Veronica Forwood, chairwoman of the British branch of Reporters without Borders, denounced the US government’s suppression of the freedom of the press, noting “wartime censorship is still censorship.” She also criticized the US media, saying, “In a bizarre and unprecedented move, the five major networks—CNN, NBC, ABC, CBS and Fox News Channel—have rolled over and acquiesced to the call for censorship from the US president’s security adviser Condoleeza Rice.”
In a report on the role of the US news media since the September 11 events, Reporters without Borders concluded, “The symbiosis which appears to operate between the tone of the main audio-visual industry and official US policy could eventually militate against the watchdog role of the media in a democracy.”
The extent of the government secrecy and press censorship has reached such levels, however, that it has even provoked mild protests from within US media circles. A statement released during last weekend’s Associated Press Managing Editors conference said while the need for “unusual measures” in time of war was understood, government restrictions on the press “pose dangers to American democracy.”
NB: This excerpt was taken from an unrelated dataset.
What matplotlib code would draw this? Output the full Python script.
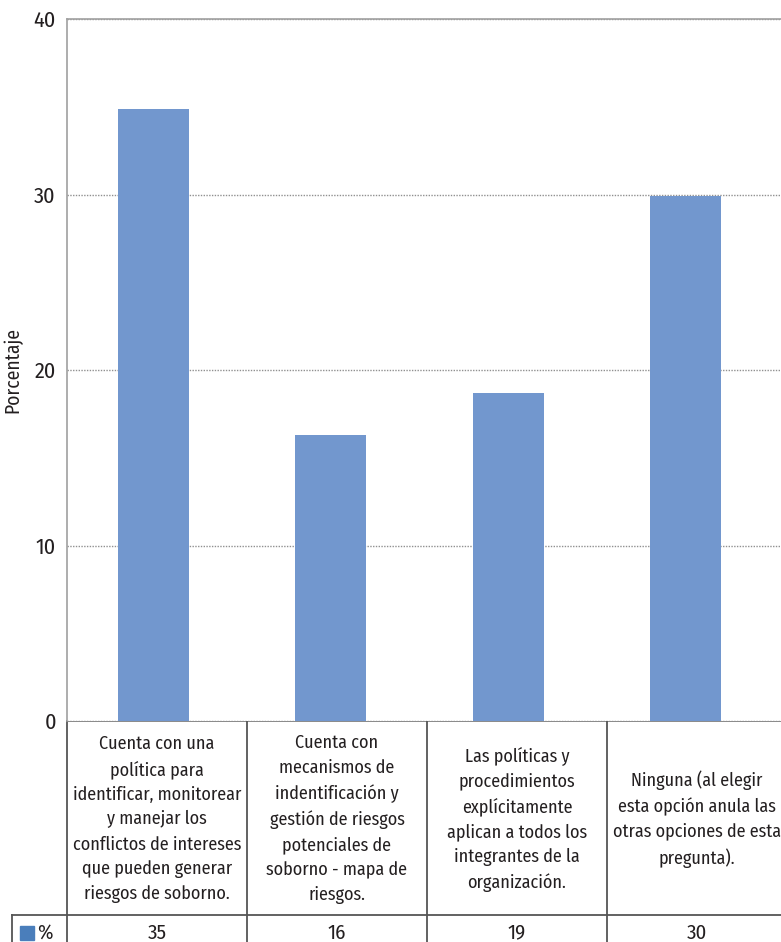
import numpy as np
import matplotlib
matplotlib.use("Agg")
import matplotlib.pyplot as plt
from matplotlib import font_manager as fm
from matplotlib.patches import Rectangle

# datos
categorias = [
    "Cuenta con una\npolítica para\nidentificar, monitorear\ny manejar los\nconflictos de intereses\nque pueden generar\nriesgos de soborno.",
    "Cuenta con\nmecanismos de\nindentificación y\ngestión de riesgos\npotenciales de\nsoborno - mapa de\nriesgos.",
    "Las políticas y\nprocedimientos\nexplícitamente\naplican a todos los\nintegrantes de la\norganización.",
    "Ninguna (al elegir\nesta opción anula las\notras opciones de esta\npregunta).",
]
porcentaje = [34.9, 16.3, 18.7, 29.9]
tabla_valores = ["35", "16", "19", "30"]
serie = "%"
yticks = [0, 10, 20, 30, 40]

# fuente condensada (parecida a Myriad Condensed) si está disponible
disponibles = {f.name for f in fm.fontManager.ttflist}
fuente = next((n for n in ["Fira Sans Condensed", "PT Sans Narrow", "Archivo Narrow"]
               if n in disponibles), None)
plt.rcParams['font.family'] = [fuente, 'DejaVu Sans'] if fuente else ['DejaVu Sans']

W, H = 781, 942
fig = plt.figure(figsize=(W / 100, H / 100), dpi=100)

# ejes de barras (en píxeles: izquierda 67, arriba 19, cero en 721)
ax = fig.add_axes([67 / W, (H - 721) / H, 720 / W, 702 / H])
x = np.arange(len(porcentaje))
ax.bar(x, porcentaje, width=0.4, color="#7297ce", zorder=3)
ax.set_xlim(-0.487, 3.569)
ax.set_ylim(0, 40)
ax.set_yticks(yticks)
ax.set_yticklabels([str(v) for v in yticks], fontsize=16, color="#231f20")
ax.tick_params(axis="y", length=0, pad=8)
ax.set_xticks([])
ax.yaxis.grid(True, linestyle=(0, (1, 1)), color="#909090", linewidth=1, zorder=0)
for s in ["left", "top"]:
    ax.spines[s].set_color("#a0a0a0")
    ax.spines[s].set_linewidth(1.2)
ax.spines["bottom"].set_visible(False)
ax.spines["right"].set_visible(False)
ax.set_ylabel("Porcentaje", fontsize=14, color="#231f20")
ax.yaxis.set_label_coords(-45 / 720, 0.5)

# tabla de datos debajo (coordenadas en píxeles)
tb = fig.add_axes([0, 0, 1, 1], zorder=-1)
tb.set_xlim(0, W)
tb.set_ylim(H, 0)
tb.axis("off")
lc = "#555555"
col0, colw = 67, 180
top, mid = 721, 915
tb.plot([col0, W], [top, top], color="#808080", lw=1.3)
tb.plot([12, W], [mid, mid], color=lc, lw=1.3)
tb.plot([12, 12], [mid, H], color=lc, lw=1.3)
for i in range(len(categorias)):
    x0 = col0 + colw * i
    tb.plot([x0, x0], [top, H], color=lc, lw=1.3)
    cx = x0 + colw / 2
    tb.text(cx, (top + mid) / 2 + 1, categorias[i], ha="center", va="center",
            fontsize=13, color="#231f20", linespacing=1.5)
    tb.text(cx, 933, tabla_valores[i], ha="center", va="center",
            fontsize=15, color="#231f20")
tb.add_patch(Rectangle((20, 926), 14, 14, color="#4a7ebb"))
tb.text(37, 933, serie, ha="left", va="center", fontsize=15, color="#231f20")

fig.savefig("out.png", dpi=100)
In another highly significant move, Attorney General John Ashcroft this week directed government agencies to restrict the distribution of government records to journalists and others requested under the Freedom of Information Act (FOIA). Reporters and private citizens have long used the act to obtain unclassified government records, which officials otherwise would not release.
In a memo issued Wednesday, Ashcroft instructed agencies to “carefully consider” such requests and said they would have the backing of the Justice Department if they denied access to information. To justify his order Ashcroft, who has released virtually no information about the hundreds of immigrants detained since September 11, cited the need to protect national security, as well as business information.